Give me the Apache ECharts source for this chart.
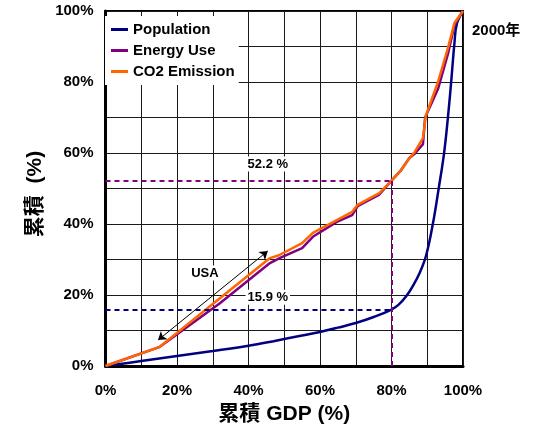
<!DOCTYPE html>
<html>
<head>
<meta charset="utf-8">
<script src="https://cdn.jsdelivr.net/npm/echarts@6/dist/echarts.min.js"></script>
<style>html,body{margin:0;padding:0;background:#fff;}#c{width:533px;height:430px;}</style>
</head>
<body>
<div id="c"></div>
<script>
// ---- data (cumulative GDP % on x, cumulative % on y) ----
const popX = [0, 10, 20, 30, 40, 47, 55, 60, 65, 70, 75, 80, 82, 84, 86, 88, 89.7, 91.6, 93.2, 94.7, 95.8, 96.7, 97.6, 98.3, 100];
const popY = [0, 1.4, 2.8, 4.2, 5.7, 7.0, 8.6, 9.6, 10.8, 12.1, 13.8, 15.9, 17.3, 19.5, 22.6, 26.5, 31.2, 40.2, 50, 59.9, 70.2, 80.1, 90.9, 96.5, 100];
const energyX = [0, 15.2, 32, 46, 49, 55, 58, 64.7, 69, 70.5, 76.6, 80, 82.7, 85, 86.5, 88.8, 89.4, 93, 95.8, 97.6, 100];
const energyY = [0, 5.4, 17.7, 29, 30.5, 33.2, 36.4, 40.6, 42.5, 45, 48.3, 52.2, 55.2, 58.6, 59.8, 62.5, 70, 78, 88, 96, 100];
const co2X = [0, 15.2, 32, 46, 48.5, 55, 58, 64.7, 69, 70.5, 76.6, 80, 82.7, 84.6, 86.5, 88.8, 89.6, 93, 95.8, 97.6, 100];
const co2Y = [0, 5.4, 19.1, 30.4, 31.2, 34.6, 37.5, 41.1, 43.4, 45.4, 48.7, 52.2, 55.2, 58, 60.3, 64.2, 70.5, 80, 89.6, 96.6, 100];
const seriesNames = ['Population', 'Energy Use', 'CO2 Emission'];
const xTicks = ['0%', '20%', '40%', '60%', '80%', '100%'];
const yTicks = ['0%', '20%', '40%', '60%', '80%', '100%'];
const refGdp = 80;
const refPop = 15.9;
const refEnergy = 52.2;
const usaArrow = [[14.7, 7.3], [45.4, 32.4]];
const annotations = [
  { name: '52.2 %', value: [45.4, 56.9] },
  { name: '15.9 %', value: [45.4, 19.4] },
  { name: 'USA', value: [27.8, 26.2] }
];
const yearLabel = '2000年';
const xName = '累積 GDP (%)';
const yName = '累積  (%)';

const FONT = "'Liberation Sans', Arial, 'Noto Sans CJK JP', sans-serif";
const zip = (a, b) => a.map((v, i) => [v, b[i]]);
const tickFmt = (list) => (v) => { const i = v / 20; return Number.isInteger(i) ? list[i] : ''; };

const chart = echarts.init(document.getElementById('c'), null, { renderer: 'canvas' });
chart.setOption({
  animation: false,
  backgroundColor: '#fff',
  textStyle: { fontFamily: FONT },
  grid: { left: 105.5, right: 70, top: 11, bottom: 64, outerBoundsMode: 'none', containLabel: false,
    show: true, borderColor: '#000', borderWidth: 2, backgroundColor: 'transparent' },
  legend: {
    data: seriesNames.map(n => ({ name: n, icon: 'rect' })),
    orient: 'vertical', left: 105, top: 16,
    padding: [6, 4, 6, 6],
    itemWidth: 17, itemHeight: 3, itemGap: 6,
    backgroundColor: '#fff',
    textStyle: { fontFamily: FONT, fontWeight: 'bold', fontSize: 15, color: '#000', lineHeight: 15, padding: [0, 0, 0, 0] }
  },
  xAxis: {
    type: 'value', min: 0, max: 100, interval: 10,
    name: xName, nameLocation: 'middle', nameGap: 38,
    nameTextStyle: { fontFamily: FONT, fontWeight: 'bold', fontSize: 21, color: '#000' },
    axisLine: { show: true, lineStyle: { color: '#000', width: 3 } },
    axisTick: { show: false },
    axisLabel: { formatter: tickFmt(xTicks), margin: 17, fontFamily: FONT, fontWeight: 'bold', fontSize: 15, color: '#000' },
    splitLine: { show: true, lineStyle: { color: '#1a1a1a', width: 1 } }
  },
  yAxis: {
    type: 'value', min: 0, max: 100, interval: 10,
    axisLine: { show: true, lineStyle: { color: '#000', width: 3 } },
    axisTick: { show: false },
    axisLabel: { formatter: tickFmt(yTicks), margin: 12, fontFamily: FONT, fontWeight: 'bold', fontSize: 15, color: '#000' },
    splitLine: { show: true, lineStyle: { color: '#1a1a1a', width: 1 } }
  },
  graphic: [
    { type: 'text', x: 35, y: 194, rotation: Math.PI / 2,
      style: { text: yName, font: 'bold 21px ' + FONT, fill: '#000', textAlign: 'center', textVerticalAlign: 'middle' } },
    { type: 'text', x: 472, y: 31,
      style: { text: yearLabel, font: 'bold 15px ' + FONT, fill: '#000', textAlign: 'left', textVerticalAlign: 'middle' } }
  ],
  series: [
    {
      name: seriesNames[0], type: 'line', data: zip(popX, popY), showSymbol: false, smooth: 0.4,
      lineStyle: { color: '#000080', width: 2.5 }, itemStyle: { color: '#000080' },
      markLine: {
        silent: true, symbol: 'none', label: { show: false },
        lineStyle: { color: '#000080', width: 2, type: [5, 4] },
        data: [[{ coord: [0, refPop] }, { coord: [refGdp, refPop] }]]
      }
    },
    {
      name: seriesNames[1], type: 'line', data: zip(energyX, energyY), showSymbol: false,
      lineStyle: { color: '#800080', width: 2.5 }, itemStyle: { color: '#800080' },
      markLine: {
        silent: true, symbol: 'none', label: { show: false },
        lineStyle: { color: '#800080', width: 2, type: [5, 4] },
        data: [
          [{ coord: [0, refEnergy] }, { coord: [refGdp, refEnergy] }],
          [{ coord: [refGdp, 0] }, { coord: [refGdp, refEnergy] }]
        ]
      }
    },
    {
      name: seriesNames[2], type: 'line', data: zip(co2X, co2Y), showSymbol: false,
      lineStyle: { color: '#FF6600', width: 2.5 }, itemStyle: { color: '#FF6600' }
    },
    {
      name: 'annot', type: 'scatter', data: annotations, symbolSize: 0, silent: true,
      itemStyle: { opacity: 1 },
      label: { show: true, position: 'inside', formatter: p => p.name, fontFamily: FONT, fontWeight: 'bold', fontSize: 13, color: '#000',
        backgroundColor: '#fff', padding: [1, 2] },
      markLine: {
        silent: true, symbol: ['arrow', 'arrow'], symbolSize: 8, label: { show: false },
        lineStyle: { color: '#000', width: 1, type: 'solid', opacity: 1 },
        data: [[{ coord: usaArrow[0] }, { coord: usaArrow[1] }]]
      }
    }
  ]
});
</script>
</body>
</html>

|---|

=== Aim of the task ===
Return only the lines running from the top of the data to the line that holds "const tickFmt = (list)". Include both of those lines, but skip the pictures.

=== Correct response ===
Give me the Apache ECharts source for this chart.
<!DOCTYPE html>
<html>
<head>
<meta charset="utf-8">
<script src="https://cdn.jsdelivr.net/npm/echarts@6/dist/echarts.min.js"></script>
<style>html,body{margin:0;padding:0;background:#fff;}#c{width:533px;height:430px;}</style>
</head>
<body>
<div id="c"></div>
<script>
// ---- data (cumulative GDP % on x, cumulative % on y) ----
const popX = [0, 10, 20, 30, 40, 47, 55, 60, 65, 70, 75, 80, 82, 84, 86, 88, 89.7, 91.6, 93.2, 94.7, 95.8, 96.7, 97.6, 98.3, 100];
const popY = [0, 1.4, 2.8, 4.2, 5.7, 7.0, 8.6, 9.6, 10.8, 12.1, 13.8, 15.9, 17.3, 19.5, 22.6, 26.5, 31.2, 40.2, 50, 59.9, 70.2, 80.1, 90.9, 96.5, 100];
const energyX = [0, 15.2, 32, 46, 49, 55, 58, 64.7, 69, 70.5, 76.6, 80, 82.7, 85, 86.5, 88.8, 89.4, 93, 95.8, 97.6, 100];
const energyY = [0, 5.4, 17.7, 29, 30.5, 33.2, 36.4, 40.6, 42.5, 45, 48.3, 52.2, 55.2, 58.6, 59.8, 62.5, 70, 78, 88, 96, 100];
const co2X = [0, 15.2, 32, 46, 48.5, 55, 58, 64.7, 69, 70.5, 76.6, 80, 82.7, 84.6, 86.5, 88.8, 89.6, 93, 95.8, 97.6, 100];
const co2Y = [0, 5.4, 19.1, 30.4, 31.2, 34.6, 37.5, 41.1, 43.4, 45.4, 48.7, 52.2, 55.2, 58, 60.3, 64.2, 70.5, 80, 89.6, 96.6, 100];
const seriesNames = ['Population', 'Energy Use', 'CO2 Emission'];
const xTicks = ['0%', '20%', '40%', '60%', '80%', '100%'];
const yTicks = ['0%', '20%', '40%', '60%', '80%', '100%'];
const refGdp = 80;
const refPop = 15.9;
const refEnergy = 52.2;
const usaArrow = [[14.7, 7.3], [45.4, 32.4]];
const annotations = [
  { name: '52.2 %', value: [45.4, 56.9] },
  { name: '15.9 %', value: [45.4, 19.4] },
  { name: 'USA', value: [27.8, 26.2] }
];
const yearLabel = '2000年';
const xName = '累積 GDP (%)';
const yName = '累積  (%)';

const FONT = "'Liberation Sans', Arial, 'Noto Sans CJK JP', sans-serif";
const zip = (a, b) => a.map((v, i) => [v, b[i]]);
const tickFmt = (list) => (v) => { const i = v / 20; return Number.isInteger(i) ? list[i] : ''; };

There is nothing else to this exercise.